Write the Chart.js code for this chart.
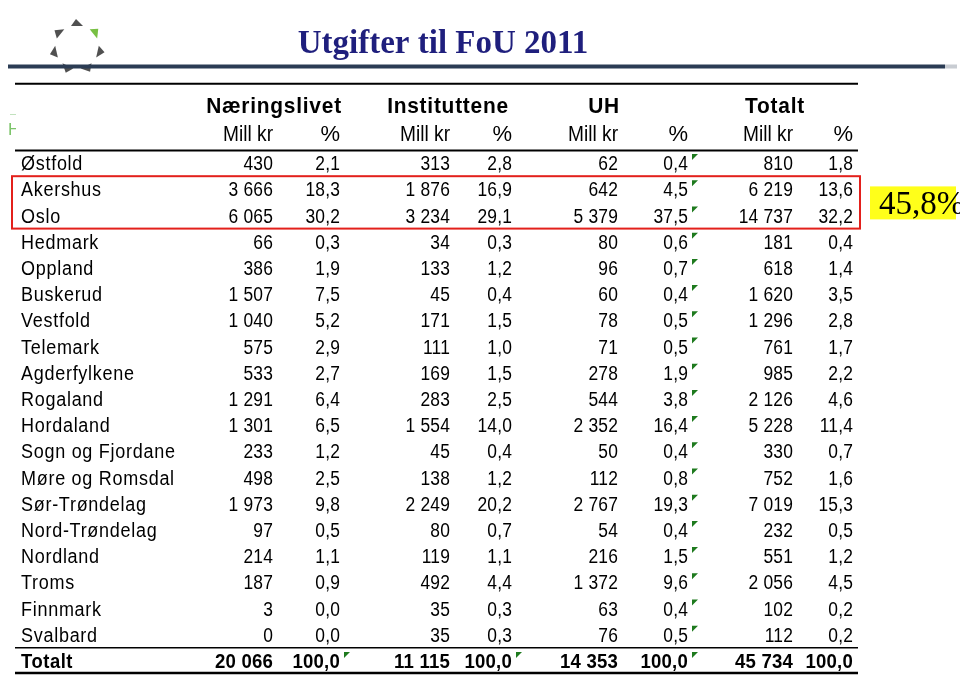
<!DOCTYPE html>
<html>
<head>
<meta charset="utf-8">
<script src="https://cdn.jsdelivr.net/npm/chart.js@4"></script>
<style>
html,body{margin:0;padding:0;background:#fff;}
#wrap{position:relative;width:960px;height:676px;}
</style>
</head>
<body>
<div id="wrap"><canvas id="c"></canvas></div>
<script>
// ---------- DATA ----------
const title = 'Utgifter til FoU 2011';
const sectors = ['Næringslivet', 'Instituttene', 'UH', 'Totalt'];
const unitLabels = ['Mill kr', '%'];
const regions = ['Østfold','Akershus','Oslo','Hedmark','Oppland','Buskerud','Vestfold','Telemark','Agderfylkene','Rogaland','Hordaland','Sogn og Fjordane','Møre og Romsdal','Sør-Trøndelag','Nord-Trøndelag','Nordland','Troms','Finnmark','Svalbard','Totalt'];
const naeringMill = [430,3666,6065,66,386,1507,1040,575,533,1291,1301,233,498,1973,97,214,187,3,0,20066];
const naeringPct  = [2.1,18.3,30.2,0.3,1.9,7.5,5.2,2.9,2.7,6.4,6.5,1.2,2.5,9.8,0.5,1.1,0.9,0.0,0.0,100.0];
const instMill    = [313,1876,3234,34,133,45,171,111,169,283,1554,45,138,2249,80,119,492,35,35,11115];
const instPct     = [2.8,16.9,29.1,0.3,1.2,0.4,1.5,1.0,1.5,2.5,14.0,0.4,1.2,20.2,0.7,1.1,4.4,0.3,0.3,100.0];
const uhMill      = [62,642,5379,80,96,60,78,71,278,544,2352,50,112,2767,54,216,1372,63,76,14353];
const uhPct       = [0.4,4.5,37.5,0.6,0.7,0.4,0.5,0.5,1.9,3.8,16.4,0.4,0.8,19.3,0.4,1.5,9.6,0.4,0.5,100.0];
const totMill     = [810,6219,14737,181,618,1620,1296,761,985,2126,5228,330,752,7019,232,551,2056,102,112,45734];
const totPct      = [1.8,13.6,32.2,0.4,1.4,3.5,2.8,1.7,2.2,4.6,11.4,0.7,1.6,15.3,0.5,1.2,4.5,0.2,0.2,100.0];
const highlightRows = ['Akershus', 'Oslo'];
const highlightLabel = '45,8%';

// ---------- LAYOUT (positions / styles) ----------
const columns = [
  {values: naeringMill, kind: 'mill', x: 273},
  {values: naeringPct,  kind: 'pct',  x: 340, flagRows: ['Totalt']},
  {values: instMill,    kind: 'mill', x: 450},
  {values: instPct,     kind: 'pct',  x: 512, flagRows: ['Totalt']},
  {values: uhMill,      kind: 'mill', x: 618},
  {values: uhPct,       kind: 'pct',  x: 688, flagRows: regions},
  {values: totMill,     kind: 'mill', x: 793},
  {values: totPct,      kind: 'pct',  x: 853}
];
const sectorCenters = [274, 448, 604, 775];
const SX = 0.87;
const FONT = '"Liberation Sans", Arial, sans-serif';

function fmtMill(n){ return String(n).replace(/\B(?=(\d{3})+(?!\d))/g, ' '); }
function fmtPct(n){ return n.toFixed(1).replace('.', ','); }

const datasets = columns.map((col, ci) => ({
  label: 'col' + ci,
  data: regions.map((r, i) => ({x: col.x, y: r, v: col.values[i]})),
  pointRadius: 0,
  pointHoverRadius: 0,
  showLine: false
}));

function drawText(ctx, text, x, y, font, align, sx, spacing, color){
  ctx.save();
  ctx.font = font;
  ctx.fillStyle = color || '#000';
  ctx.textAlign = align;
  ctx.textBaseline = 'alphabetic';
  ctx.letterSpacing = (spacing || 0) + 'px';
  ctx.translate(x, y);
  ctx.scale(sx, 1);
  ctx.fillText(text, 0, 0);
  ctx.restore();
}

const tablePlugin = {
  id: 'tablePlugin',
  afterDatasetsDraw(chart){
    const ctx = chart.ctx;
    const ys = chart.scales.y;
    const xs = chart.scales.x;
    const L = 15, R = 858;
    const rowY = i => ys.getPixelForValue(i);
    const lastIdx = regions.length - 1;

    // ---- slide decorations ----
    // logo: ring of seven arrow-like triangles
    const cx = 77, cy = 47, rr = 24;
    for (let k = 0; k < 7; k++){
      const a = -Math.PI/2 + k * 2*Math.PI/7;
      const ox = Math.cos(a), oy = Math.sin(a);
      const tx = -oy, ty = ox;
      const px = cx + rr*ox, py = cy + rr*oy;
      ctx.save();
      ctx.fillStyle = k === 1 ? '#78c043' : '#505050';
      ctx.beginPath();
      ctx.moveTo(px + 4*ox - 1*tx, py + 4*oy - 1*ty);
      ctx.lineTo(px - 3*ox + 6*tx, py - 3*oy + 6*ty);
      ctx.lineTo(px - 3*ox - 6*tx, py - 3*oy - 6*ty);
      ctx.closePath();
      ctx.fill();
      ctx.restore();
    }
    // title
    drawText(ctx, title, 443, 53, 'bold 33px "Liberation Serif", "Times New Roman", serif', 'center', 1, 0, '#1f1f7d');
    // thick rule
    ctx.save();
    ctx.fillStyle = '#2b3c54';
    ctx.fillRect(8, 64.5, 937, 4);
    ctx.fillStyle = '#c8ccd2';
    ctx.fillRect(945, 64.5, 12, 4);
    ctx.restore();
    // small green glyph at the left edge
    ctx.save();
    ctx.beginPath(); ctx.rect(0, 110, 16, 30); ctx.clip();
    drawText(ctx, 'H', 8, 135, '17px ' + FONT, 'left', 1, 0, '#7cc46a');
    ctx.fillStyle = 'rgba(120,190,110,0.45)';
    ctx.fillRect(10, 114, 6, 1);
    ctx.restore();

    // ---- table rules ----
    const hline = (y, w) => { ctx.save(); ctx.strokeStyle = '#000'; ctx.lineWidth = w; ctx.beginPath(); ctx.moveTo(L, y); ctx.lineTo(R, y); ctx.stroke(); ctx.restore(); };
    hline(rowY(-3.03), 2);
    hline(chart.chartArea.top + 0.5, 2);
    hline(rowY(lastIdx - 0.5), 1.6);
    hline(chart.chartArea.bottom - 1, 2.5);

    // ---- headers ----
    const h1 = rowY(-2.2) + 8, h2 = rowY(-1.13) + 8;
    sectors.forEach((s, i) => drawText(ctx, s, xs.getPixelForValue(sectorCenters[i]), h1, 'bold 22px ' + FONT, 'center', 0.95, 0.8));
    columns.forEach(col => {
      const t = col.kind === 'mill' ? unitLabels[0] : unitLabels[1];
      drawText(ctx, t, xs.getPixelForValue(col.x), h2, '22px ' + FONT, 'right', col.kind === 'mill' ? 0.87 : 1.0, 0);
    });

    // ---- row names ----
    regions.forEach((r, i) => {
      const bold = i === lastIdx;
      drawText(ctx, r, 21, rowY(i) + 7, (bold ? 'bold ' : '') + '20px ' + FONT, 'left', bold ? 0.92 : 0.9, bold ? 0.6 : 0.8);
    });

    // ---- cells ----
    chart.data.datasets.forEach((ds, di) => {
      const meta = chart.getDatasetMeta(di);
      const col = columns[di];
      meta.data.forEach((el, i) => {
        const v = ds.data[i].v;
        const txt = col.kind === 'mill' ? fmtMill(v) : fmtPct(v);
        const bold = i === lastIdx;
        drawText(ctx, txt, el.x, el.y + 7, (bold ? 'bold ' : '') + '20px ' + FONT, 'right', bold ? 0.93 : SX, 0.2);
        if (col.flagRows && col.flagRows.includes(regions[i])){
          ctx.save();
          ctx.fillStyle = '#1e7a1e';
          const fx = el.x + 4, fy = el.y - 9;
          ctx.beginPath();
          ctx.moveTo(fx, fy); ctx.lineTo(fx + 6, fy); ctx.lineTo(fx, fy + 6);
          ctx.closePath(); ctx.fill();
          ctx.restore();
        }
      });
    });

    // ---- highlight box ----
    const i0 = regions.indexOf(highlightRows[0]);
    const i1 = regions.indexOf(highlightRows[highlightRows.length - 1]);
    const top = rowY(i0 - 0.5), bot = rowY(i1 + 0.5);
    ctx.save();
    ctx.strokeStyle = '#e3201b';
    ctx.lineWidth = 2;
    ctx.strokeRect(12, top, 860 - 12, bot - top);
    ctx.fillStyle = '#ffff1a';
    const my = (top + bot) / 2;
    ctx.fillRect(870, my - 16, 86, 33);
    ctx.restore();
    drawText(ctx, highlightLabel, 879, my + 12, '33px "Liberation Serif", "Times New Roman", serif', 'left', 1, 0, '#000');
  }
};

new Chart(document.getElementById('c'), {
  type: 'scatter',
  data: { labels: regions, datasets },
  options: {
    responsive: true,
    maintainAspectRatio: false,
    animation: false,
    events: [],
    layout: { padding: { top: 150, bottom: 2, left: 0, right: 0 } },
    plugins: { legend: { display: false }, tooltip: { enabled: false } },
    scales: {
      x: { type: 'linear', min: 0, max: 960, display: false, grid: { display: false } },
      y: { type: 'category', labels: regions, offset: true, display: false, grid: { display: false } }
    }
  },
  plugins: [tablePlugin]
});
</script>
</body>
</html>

________

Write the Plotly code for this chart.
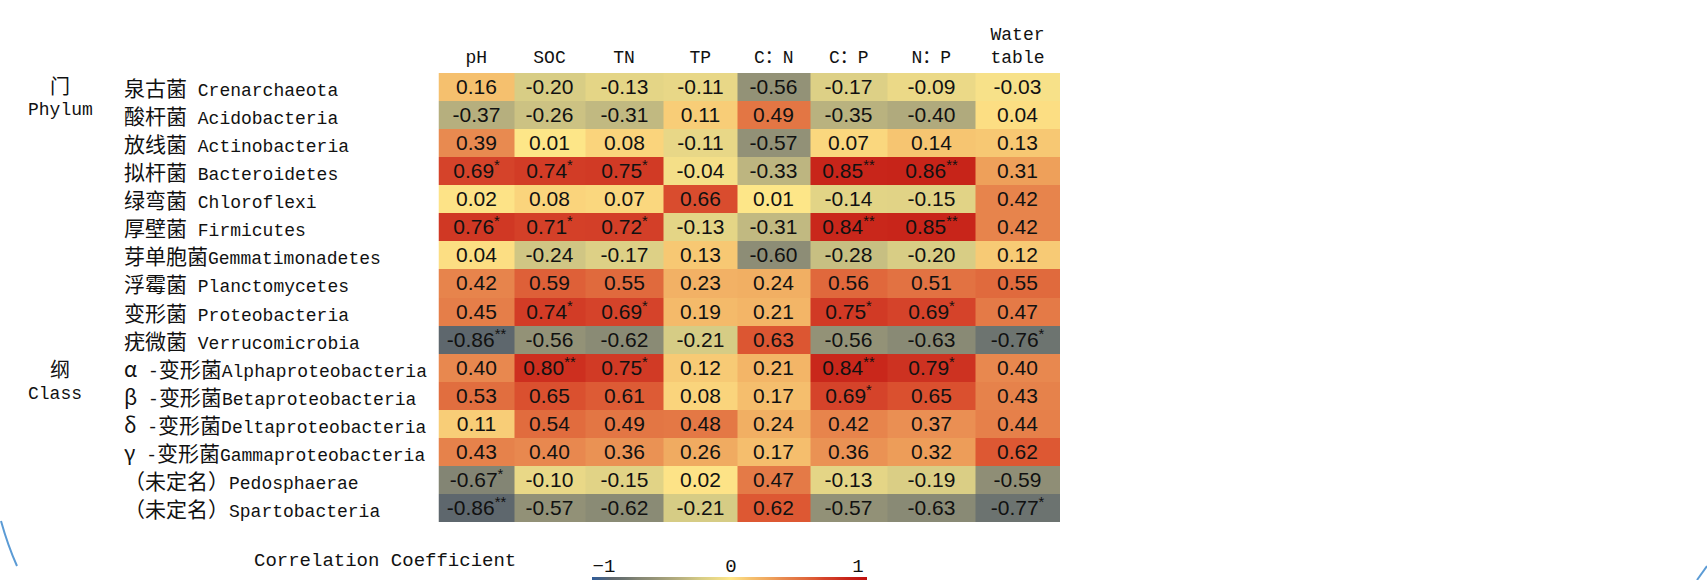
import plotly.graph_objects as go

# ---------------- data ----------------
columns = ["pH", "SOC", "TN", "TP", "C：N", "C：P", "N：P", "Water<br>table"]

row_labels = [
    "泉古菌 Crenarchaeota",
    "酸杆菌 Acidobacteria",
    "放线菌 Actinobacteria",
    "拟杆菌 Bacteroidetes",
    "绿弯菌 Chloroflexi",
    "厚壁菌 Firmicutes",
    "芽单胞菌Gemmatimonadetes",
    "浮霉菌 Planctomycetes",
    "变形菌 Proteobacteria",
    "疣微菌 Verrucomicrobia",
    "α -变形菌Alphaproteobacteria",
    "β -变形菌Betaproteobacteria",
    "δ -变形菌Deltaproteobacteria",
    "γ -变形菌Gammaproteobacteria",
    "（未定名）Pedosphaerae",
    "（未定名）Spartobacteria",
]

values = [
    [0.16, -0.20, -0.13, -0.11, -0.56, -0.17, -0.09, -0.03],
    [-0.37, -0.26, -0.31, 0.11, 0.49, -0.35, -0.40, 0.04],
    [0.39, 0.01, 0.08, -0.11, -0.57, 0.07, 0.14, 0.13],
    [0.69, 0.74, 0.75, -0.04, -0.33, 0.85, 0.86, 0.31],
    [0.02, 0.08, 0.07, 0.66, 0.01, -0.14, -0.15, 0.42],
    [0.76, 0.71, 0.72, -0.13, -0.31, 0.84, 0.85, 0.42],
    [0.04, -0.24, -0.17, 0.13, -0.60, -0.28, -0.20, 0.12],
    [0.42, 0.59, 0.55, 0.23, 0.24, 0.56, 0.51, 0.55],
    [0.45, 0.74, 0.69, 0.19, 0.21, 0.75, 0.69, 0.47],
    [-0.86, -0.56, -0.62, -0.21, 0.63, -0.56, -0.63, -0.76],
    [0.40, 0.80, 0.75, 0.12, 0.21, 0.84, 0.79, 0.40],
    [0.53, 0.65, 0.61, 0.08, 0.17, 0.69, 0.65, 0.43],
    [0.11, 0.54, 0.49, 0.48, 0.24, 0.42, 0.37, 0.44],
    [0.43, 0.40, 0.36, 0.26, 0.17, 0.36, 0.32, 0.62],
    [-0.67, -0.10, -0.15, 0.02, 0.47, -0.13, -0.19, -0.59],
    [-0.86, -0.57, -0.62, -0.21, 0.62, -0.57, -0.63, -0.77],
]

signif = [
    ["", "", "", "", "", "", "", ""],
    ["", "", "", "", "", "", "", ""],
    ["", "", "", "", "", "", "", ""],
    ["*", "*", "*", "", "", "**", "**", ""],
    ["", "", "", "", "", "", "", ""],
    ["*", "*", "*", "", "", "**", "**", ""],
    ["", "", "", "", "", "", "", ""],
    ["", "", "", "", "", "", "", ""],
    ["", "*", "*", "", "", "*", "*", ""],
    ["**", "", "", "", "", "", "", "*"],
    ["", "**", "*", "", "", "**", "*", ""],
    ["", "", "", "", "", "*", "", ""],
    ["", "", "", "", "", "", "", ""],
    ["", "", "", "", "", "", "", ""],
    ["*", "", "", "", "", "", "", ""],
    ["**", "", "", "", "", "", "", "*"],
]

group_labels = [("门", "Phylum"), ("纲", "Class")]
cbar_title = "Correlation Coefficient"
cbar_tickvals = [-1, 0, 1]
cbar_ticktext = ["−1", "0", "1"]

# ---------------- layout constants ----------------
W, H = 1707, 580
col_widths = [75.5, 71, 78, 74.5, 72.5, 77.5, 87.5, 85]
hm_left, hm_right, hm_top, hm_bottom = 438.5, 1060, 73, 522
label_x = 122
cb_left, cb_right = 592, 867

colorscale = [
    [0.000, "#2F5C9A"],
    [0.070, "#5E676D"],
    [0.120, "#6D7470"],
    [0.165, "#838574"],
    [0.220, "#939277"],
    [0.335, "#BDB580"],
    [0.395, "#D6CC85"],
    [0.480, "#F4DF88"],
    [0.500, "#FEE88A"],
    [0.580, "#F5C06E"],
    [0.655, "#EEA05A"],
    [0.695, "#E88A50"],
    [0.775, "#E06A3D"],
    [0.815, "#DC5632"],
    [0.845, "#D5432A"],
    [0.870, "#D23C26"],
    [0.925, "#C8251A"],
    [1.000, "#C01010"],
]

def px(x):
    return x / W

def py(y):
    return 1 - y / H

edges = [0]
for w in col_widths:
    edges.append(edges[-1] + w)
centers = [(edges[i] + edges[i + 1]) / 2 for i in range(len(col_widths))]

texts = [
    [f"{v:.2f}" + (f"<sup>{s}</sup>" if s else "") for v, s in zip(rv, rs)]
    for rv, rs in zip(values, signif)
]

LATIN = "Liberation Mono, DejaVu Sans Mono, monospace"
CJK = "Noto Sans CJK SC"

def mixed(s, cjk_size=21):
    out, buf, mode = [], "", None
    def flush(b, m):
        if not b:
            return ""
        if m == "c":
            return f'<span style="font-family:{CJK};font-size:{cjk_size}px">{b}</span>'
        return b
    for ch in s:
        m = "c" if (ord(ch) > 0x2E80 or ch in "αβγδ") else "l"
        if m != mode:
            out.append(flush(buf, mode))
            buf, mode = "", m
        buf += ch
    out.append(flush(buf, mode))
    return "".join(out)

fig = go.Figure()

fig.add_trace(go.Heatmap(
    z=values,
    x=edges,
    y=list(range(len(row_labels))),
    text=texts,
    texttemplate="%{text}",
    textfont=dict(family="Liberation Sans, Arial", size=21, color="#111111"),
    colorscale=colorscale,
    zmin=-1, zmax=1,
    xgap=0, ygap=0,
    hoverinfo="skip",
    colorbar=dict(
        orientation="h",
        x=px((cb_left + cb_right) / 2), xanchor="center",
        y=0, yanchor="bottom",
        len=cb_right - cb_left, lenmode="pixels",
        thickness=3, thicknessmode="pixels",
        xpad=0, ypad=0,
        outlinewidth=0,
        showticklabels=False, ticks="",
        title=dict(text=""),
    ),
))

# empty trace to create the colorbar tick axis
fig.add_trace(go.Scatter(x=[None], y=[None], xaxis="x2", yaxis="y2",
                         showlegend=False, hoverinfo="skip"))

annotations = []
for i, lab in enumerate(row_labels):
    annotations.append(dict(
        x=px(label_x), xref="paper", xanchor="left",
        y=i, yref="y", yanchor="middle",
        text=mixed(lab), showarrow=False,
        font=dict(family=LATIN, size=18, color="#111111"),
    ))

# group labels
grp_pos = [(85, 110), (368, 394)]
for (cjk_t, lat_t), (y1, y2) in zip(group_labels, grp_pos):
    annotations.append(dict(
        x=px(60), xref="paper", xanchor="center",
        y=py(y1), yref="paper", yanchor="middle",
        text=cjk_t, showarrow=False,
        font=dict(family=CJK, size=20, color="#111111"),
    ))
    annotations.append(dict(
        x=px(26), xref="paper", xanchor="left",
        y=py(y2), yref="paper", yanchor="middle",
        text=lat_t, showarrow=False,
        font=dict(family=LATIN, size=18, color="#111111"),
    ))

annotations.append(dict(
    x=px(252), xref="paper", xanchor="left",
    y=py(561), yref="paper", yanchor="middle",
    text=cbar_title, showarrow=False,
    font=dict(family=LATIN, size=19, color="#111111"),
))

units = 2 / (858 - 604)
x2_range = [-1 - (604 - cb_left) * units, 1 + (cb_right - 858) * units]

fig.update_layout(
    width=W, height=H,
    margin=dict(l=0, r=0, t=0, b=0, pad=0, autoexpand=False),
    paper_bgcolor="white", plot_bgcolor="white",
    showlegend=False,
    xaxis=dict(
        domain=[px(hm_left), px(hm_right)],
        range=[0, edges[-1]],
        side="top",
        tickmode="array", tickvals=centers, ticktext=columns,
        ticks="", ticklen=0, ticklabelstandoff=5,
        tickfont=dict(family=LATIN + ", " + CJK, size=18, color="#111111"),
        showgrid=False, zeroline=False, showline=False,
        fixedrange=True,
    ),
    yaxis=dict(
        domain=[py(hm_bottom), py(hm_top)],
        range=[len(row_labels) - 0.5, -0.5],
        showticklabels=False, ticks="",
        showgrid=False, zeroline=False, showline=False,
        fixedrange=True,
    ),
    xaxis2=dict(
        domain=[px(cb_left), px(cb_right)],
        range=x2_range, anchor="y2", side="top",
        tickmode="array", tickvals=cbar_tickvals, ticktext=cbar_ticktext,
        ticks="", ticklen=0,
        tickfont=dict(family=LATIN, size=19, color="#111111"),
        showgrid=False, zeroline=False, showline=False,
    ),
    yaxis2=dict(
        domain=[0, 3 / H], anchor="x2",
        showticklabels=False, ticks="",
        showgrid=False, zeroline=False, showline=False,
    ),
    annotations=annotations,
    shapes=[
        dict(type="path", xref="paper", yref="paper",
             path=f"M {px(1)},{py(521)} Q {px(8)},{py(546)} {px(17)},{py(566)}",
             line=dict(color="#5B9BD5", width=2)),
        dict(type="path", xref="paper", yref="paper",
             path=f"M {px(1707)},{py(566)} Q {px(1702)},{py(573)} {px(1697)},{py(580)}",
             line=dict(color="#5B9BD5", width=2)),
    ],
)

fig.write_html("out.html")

________

*Requirements*: How many of the lines above include the string "code"? Answer with the number only.

*Result of this exercise*: 2